ART ROCK: Reef Younis investigates what rock stars do next. No.5: The inverted case of Neil Buchanan


Whether you grew up watching Tony Hart, Rolf Harris, or even the late Mark Speight, it seems written (somewhere) that everyone has a children’s TV artist they can fondly, or not so fondly, reference.

Aside from catching bits of Tony’s reserved patience – and Morph’s (probably) witty repartee – Rolf’s Animal Hospital (and court) appearances, and Mark’s sad tabloid demise, for many of us of a certain age, Neil Buchanan will always be the true afterschool Artila the Hun.

With his groovy, wacky creations, Buchanan made Art Attack an institution; after all, how many kids’ TV presenters could convince the Bank of England to lend them £250,000 to create a massive version of the Queen’s face from £10 notes, inspire a deranged few to believe he’s Banksy, or instigate the level of NSFW Art Attack episode edits that inevitably end with a gallery of cartoon cock and balls? Only one, decked out in a customised £700 red jumper, apparently. Yet it all could have been very different…

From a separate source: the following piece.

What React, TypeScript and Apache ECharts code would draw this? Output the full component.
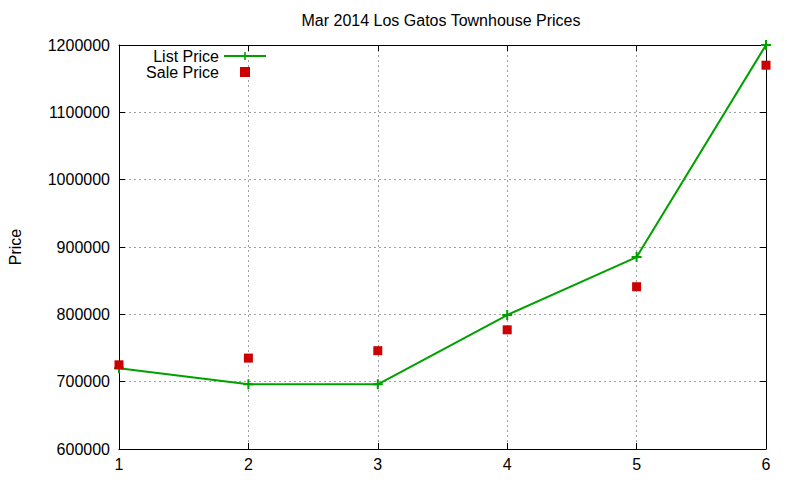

It’s October 31, 1977 and 16 year old Neil Buchanan is on an early path to rock stardom. His band, Marseille, have just been crowned winners of the ‘UK Battle of the Bands’ by Queen’s Brian May and Roger Taylor at Wembley Arena, scooping the £5,000 prize in the process. Two albums quickly follow – ‘Red White and Slightly Blue’ in 1978, the self-titled ‘Marseille’ in 1979 – as do tours supporting the likes of Judas Priest, Nazareth, and Whitesnake. The world is at the young guitarist’s feet: Marseille are sharing press inches with Iron Maiden, a US tour beckons, the noise of 20,000 capacity arenas are ringing in his ears…Gaby Roslin reminds him that he’s stood in front of a screaming mob of pre-pubescent kids on a Saturday morning, and that he needs to read the bloody autocue.

See, in 1980, Marseille’s management company, Mountain Records dissolved and left the band with no deal, money or equipment. Neil left as a result but got a break into television after meeting a producer of kid’s TV programme Saturday Banana when Marseille played the show. A decade of various presenter jobs gradually built up to the crucial launch of Art Attack in 1990 and he’s never looked back since. Much. In 2010, Marseille announced they were reforming and ready to take advantage of a “whole new generation of rockers” inspired by Art Attack’s international audience. For a few years, it meant that you could have found Neil soloing away in his Weller haircut, vest, and black choker in the back room of a North West pub. It’s not his most edifying image – it’s a long way from bespoke £700 jumpers – but when you’ve sold the rights to a kids’ TV show for £14 million, let’s face it, he probably doesn’t give a fuck.